Iran’s environmental challenges are reaching a crisis point. Severe water and air pollution, deforestation, land degradation, desertification, climate change, and biodiversity loss are only a few of the increasing number of major environmental issues faced by Iran. These calamities have become a source of social and economic hardship, a threat to public health and a factor in mounting political protests.
On June 26, the Atlantic Council’s Future of Iran Initiative launched a new issue brief, Environmental and Wildlife Degradation in Iran, by ecologist David Laylin. The report details the breadth of these challenges and outlines steps the Islamic Republic and international partners might take to begin to remedy them.

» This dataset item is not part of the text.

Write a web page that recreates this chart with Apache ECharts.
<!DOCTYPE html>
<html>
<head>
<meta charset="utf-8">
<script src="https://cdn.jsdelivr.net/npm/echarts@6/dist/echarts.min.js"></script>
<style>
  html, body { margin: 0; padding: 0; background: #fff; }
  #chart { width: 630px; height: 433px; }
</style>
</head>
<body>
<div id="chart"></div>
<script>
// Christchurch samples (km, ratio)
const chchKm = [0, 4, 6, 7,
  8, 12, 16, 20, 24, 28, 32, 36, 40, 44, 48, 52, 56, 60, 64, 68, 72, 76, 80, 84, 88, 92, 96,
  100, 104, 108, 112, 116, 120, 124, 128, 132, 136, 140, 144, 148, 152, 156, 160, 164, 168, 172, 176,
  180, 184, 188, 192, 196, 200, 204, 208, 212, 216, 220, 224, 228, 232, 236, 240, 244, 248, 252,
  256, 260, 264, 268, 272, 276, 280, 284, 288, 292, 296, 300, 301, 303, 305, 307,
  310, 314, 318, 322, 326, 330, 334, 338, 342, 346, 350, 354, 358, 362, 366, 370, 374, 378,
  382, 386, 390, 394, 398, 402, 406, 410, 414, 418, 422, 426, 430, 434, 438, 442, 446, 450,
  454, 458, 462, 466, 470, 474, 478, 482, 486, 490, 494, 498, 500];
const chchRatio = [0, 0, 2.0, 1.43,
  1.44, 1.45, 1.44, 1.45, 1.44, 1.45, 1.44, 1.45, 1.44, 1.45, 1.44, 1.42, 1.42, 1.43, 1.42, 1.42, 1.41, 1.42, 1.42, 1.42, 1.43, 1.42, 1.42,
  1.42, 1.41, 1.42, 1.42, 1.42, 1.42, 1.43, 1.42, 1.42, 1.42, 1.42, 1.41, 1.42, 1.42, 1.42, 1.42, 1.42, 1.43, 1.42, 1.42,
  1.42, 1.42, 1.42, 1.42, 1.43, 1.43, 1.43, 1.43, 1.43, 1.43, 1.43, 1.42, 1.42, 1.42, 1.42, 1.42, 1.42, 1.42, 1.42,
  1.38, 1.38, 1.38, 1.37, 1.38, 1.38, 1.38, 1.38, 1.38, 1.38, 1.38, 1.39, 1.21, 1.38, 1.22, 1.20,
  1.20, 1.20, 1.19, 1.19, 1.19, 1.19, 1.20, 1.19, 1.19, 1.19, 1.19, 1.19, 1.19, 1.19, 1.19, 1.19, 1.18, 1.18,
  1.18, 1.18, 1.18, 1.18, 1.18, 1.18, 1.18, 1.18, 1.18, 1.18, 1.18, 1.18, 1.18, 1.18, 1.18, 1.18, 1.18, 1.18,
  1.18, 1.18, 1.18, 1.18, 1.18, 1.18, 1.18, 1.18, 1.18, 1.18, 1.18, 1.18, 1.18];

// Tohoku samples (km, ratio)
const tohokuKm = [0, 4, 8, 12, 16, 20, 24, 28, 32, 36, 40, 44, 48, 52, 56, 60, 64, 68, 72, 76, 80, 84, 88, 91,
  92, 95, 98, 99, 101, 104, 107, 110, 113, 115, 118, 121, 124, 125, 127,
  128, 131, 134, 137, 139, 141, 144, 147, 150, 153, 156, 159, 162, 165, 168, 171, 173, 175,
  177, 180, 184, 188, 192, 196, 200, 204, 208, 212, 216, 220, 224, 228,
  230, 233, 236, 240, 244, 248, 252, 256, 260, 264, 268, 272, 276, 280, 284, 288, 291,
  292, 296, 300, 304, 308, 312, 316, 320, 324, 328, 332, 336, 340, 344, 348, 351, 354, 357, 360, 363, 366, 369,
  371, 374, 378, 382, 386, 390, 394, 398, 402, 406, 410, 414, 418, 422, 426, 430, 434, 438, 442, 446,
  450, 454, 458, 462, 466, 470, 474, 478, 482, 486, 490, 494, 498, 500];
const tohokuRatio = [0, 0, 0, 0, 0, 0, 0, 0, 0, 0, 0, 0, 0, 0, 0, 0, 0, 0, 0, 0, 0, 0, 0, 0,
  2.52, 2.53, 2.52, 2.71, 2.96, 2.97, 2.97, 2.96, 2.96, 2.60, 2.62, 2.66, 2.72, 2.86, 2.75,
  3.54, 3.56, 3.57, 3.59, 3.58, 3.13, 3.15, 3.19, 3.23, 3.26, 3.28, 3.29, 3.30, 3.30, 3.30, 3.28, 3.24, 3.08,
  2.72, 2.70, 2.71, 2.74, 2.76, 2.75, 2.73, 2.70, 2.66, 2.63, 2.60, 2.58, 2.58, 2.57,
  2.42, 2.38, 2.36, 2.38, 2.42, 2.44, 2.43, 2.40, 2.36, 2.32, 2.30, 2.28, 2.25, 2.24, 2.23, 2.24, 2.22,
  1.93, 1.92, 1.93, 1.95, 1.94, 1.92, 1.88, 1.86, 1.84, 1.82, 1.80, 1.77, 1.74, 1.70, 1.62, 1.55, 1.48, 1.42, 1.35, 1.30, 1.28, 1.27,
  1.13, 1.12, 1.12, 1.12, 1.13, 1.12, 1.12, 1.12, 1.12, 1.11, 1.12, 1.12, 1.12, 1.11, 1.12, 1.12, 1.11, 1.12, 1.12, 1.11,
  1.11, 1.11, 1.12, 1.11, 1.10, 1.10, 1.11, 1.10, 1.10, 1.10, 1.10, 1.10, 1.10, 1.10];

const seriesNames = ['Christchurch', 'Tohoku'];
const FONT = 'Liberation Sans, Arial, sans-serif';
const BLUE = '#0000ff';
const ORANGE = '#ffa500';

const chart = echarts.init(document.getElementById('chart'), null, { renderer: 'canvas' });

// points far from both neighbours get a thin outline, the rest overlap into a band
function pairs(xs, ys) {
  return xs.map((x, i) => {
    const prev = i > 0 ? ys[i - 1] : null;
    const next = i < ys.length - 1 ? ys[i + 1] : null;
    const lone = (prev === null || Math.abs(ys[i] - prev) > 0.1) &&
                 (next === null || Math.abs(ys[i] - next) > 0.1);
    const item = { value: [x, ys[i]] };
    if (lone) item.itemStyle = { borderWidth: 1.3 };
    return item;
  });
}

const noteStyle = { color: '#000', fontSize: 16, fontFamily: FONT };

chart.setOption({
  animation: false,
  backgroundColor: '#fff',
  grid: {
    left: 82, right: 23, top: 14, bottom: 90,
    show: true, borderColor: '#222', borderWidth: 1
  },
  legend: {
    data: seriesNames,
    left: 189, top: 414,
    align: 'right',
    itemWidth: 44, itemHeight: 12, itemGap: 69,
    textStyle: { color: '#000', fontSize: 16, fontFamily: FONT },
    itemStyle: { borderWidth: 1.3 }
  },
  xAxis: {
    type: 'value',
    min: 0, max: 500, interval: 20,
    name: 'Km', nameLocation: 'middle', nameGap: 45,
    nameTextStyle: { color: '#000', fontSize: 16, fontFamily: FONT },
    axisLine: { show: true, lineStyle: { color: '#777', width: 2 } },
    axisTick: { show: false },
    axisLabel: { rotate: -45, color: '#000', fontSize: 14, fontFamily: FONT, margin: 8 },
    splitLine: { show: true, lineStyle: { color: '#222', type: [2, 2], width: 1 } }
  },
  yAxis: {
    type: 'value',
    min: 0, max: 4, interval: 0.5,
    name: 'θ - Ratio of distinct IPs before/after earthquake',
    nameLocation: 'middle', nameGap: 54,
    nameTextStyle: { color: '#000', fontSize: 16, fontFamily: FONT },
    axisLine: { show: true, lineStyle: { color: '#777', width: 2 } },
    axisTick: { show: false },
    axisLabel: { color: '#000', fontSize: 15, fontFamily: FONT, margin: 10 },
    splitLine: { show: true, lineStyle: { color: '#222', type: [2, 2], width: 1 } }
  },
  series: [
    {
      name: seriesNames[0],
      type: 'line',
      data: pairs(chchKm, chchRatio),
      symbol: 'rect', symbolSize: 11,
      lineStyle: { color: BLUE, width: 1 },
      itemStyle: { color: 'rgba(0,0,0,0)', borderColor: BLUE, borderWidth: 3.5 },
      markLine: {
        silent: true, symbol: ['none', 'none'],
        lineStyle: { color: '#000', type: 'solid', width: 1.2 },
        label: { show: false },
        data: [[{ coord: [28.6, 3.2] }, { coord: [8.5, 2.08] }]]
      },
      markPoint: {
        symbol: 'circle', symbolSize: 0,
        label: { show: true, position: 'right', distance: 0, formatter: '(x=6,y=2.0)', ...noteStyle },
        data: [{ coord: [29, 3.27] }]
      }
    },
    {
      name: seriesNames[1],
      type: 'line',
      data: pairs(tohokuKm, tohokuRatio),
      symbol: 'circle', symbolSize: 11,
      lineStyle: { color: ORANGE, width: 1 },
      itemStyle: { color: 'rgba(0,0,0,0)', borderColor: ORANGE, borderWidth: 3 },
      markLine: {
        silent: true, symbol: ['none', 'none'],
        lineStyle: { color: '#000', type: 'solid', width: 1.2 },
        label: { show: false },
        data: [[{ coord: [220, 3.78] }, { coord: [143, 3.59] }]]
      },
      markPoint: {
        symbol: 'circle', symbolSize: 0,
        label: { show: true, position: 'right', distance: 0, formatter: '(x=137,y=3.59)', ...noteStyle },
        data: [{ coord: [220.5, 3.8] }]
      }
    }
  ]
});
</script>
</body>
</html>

During the discussion, Laylin noted while many of the challenges had their roots in practices, such as excessive dam building, that began under the Shah, the crisis has worsened considerably since the 1979 Islamic Revolution because of poor and sometimes corrupt management. Laylin cited inefficient water use, a lack of funding for the Department of the Environment and insufficient coordination between the government, academia and some 850 non-governmental organizations that focus on the environment. Laylin stressed the need for education and for the Iranian public, especially young people and women, to become more involved in environmental protection. He also praised United Nations programs on the environment and past US-Iran scientific exchanges, noting that both countries have had problems with excessive dam building and saline lakes.
Susanne Schmeier, a senior lecturer at IHE Delft who joined the panel discussion, warned that the negative environmental effects go beyond Iran’s borders. “European countries are perceiving the environmental crisis in Iran as something that is threatening not only stability within Iran, but also regional and global stability,” she said. Schmeier highlighted the unsustainable and inefficient use of water resources throughout Iran, a contributing factor in ever-increasing migration “especially if you link it with the refugee crisis experienced by European countries in recent years.”
Schmeier also outlined European efforts to work with Iran on water issues since the conclusion of the 2015 Iran nuclear deal but acknowledged that this cooperation could be jeopardized by the US decision to leave the deal and re-impose secondary sanctions on European companies that do business in Iran.
Glenn Schweitzer, director at the Office for Central Europe and Eurasia at the National Academies of Science, Engineering and Medicine, specified three key priorities for Iran: reducing air pollution, water pollution and hazardous wastes.
Working for an institution that advises the US government, Schweitzer said the US has significant reasons to work with Iran in the environmental sphere including concern for the welfare of Iran’s neighbors and the benefits US scientists gain from working with extremely well qualified counterparts in Iran. He noted that the US is also a member of “international [environmental] agreements, about half a dozen, which the Iranians are also party to… These agreements are only as useful as its members make them to be.”
Laylin, asked about Iran’s jailing of members of a prominent environmental NGO, said “there are elements in Iran who really want cooperation. There are other people who don’t want foreigners” meddling in Iran.
Schweitzer said he hoped to continue scientific engagement with Iran, despite the obstacles posed by both the US and Iranian governments and the increased difficulty of obtaining US visas for Iranians after a June 26 Supreme Court decision upholding the Trump administration’s travel ban on mostly Muslim nations. The National Academies held its last workshop with Iranians on environmental issues in December 2017, in Italy.